The comments came during Trimble's visit to the city, ironically to address the Council on Foreign Relations. According to the Chicago Sun-Times, Trimble was also anxious, in a city "where Irish Americans dominate local government", that people "hear the other side on Northern Ireland".

They certainly did and it is unlikely that Trimble did either himself, or his cause, any favours. At home, even the normally supine leader of the SDLP was roused into a angry response, accusing Trimble of "sectarian ramblings".

"David Trimble will try to present this as pointed analysis but most people will see these comments as sectarian ramblings" said Mark Durkan. "Trying to denigrate political ideals and the religion of others is only demonstrating his own prejudice."

It is difficult to fathom the workings of Trimble's small and increasingly fevered mind, but perhaps unconsciously he believes that in accusing others of the very things of which it has historically been most guilty, the wider world will be deflected from or even just forget unionism's long and miserable record of intolerance, racism and failure.

In March this year, he told the Ulster Unionist Council meeting that the 26 Counties was a "pathetic, mono-cultural, mono-ethnic state to our south" ("I didn't actually use the word 'pathetic‚ he protested somewhat lamely to the Chicago Sun-Times; "I was reading that, and I said, 'Whoops! We got a wee bit over the top."). Not for the first time, pots and kettles spring to mind.

The northern state was established solely on the desire by northern Protestants to establish and maintain forever a haven for themselves which precisely conformed to Trimble's description - or, to put it another way, a Protestant parliament for a Protestant people.
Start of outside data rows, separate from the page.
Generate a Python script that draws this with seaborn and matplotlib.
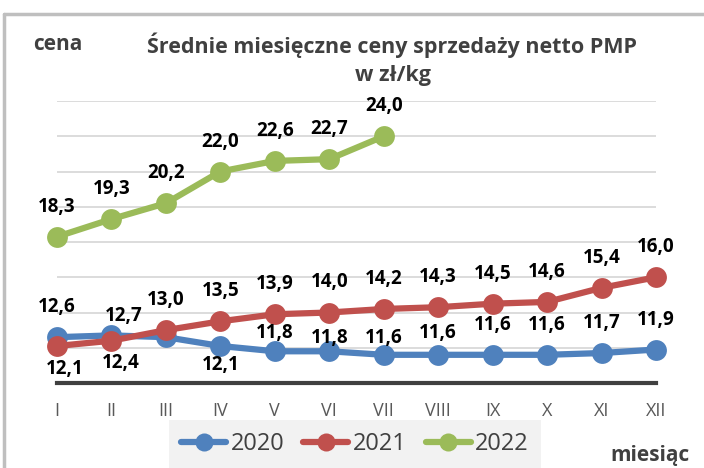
import matplotlib
matplotlib.use("Agg")
import matplotlib.pyplot as plt
import numpy as np
import pandas as pd
import seaborn as sns
from matplotlib.lines import Line2D

months = ["I", "II", "III", "IV", "V", "VI", "VII", "VIII", "IX", "X", "XI", "XII"]
prices_2020 = [12.6, 12.7, 12.6, 12.1, 11.8, 11.8, 11.6, 11.6, 11.6, 11.6, 11.7, 11.9]
prices_2021 = [12.1, 12.4, 13.0, 13.5, 13.9, 14.0, 14.2, 14.3, 14.5, 14.6, 15.4, 16.0]
prices_2022 = [18.3, 19.3, 20.2, 22.0, 22.6, 22.7, 24.0]
years = ["2020", "2021", "2022"]

colors = {"2020": "#4f81bd", "2021": "#c0504d", "2022": "#9bbb59"}

# label offsets in pixels (dx, dy); default is above the point
label_offsets = {
    ("2020", 1): (12, 19),
    ("2020", 3): (0, -19),
    ("2020", 4): (0, 18),
    ("2020", 5): (0, 13),
    ("2020", 6): (0, 17),
    ("2020", 7): (0, 22),
    ("2021", 0): (8, -23),
    ("2021", 1): (9, -22),
}
hidden_labels = {("2020", 2)}

series = {"2020": prices_2020, "2021": prices_2021, "2022": prices_2022}
rows = []
for yr, vals in series.items():
    for i, v in enumerate(vals):
        rows.append({"month": i, "price": v, "year": yr})
df = pd.DataFrame(rows)

sns.set_theme(style="white")
plt.rcParams["font.family"] = ["Open Sans", "DejaVu Sans"]

fig = plt.figure(figsize=(7.04, 4.68), dpi=100)
ax = fig.add_axes([57 / 704, 1 - 383 / 468, (656 - 57) / 704, (383 - 101) / 468])

sns.lineplot(data=df, x="month", y="price", hue="year", palette=colors,
             marker="o", markersize=15, markeredgewidth=0, linewidth=4.5,
             ax=ax, legend=False, clip_on=False, zorder=3)

ax.set_xlim(0, 11)
ax.set_ylim(10, 26)
ax.set_yticks(np.arange(12, 27, 2))
ax.yaxis.grid(True, color="#d9d9d9", linewidth=1.3)
ax.set_axisbelow(True)
ax.tick_params(axis="y", left=False, labelleft=False)
ax.set_xticks(range(12))
ax.set_xticklabels(months, color="#595959", fontsize=13)
ax.tick_params(axis="x", bottom=False, pad=8)
for side in ["left", "right", "top"]:
    ax.spines[side].set_visible(False)
ax.spines["bottom"].set_color("#404040")
ax.spines["bottom"].set_linewidth(3)
ax.set_xlabel("")
ax.set_ylabel("")

for yr, vals in series.items():
    for i, v in enumerate(vals):
        if (yr, i) in hidden_labels:
            continue
        dx, dy = label_offsets.get((yr, i), (0, 30))
        ax.annotate(f"{v:.1f}".replace(".", ","), (i, v), xytext=(dx, dy),
                    textcoords="offset pixels", ha="center", va="center",
                    fontsize=13.5, fontweight="bold", color="black",
                    annotation_clip=False, zorder=5)

fig.text(392 / 704, 1 - 45 / 468, "Średnie miesięczne ceny sprzedaży netto PMP",
         ha="center", va="center", fontsize=15.5, fontweight="bold", color="#404040")
fig.text(393 / 704, 1 - 75 / 468, "w zł/kg", ha="center", va="center",
         fontsize=15.5, fontweight="bold", color="#404040")
fig.text(33 / 704, 1 - 45 / 468, "cena", ha="left", va="center",
         fontsize=15, fontweight="bold", color="#404040")
fig.text(690 / 704, 1 - 455 / 468, "miesiąc", ha="right", va="center",
         fontsize=15, fontweight="bold", color="#404040")

handles = [Line2D([0], [0], color=colors[y], linewidth=4.5, marker="o",
                  markersize=13, markeredgewidth=0) for y in years]
leg = fig.legend(handles, years, loc="center", bbox_to_anchor=(355 / 704, 1 - 444 / 468),
                 ncol=3, frameon=True, fancybox=False, facecolor="#f2f2f2",
                 edgecolor="none", fontsize=17, handlelength=1.9, handletextpad=0.2,
                 columnspacing=0.8, borderpad=0.5, borderaxespad=0, framealpha=1)
for t in leg.get_texts():
    t.set_color("#404040")

# chart frame (top and left edges visible in the crop)
fig.add_artist(Line2D([4 / 704, 4 / 704], [0, 1 - 14 / 468], color="#bfbfbf", linewidth=2.5))
fig.add_artist(Line2D([4 / 704, 1], [1 - 14 / 468, 1 - 14 / 468], color="#bfbfbf", linewidth=2.5))

fig.savefig("out.png", dpi=100)
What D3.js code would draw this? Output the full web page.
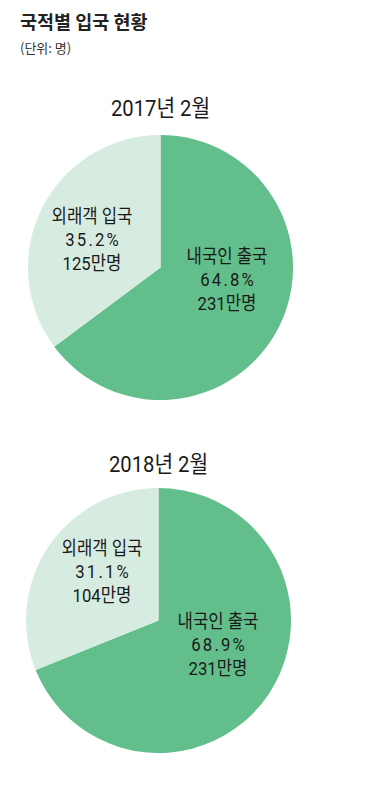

That state then went about trying to cleanse itself of those identified as Irish, utilising its own impoverished working class and its police force to carry out its dirty work. In nationalist enclaves, that pattern of behaviour still persists. And, no matter what their public protestations may be, the behaviour of many of the unionist great and good, including Mr Trimble himself, suggests that they still harbour an earnest desire to see such a statelet.

The Chicago Sun-Times went on to report that Trimble accused the South of making Muslims and other recent arrivals in the country feel unwelcome. However true this may be, that it comes from a party leader whose political allies in loyalism - the "misguided patriots" - carefully nurture links to the British far right, is more than a bit rich.

This complete lack of self-awareness is equally apparent in Trimble's observation about flags. On every 12 July a great pile of Tricolours are ritually burned alongside Lundy. Within living memory, the unionist regime at Stormont declared it illegal to fly the Tricolour. You could go to prison for it. Anyone with even the smallest knowledge of the current conflict will know that one of its most crucial early events was the enraged threat by Ian Paisley to take a loyalist mob into the Falls Road in order to tear down a Tricolour which, in defiance of the law, had appeared in the window of the Sinn Féin Offices. True to form, the RUC did the job for him, with lethal consequences for the nationalist community.

In very recent times, Trimble will remember his former parliamentary colleague, Ken Maginnis, hurling a Tricolour into the Thames from the House of Commons terrace in a fit of uncontrolled rage. And currently we have his fellow unionist Sammy Wilson and other assorted recidivists wasting not only their own time but also the time of Belfast City Council generally as they rant and rave against the presence of a Tricolour - alongside the Union flag - in the Mayor's office. In contrast, a Union flag was flown at half mast over the Dáil to mark the death of the British queen mother.

When faced with the furious response to his comments, Trimble's spokesman claimed that the comments were "mischievously taken out of context" - although he did not bother to provide the context in which they were said - and Trimble himself resorted to his favourite metaphor when discussing the nationalist community or its representatives, telling the Irish Independent that the reaction was "Pavlovian".

"How can you have such a bloody situation where if I even utter the word 'Catholic', without evening saying anything negative, you get some people salivating at the mouth," he said.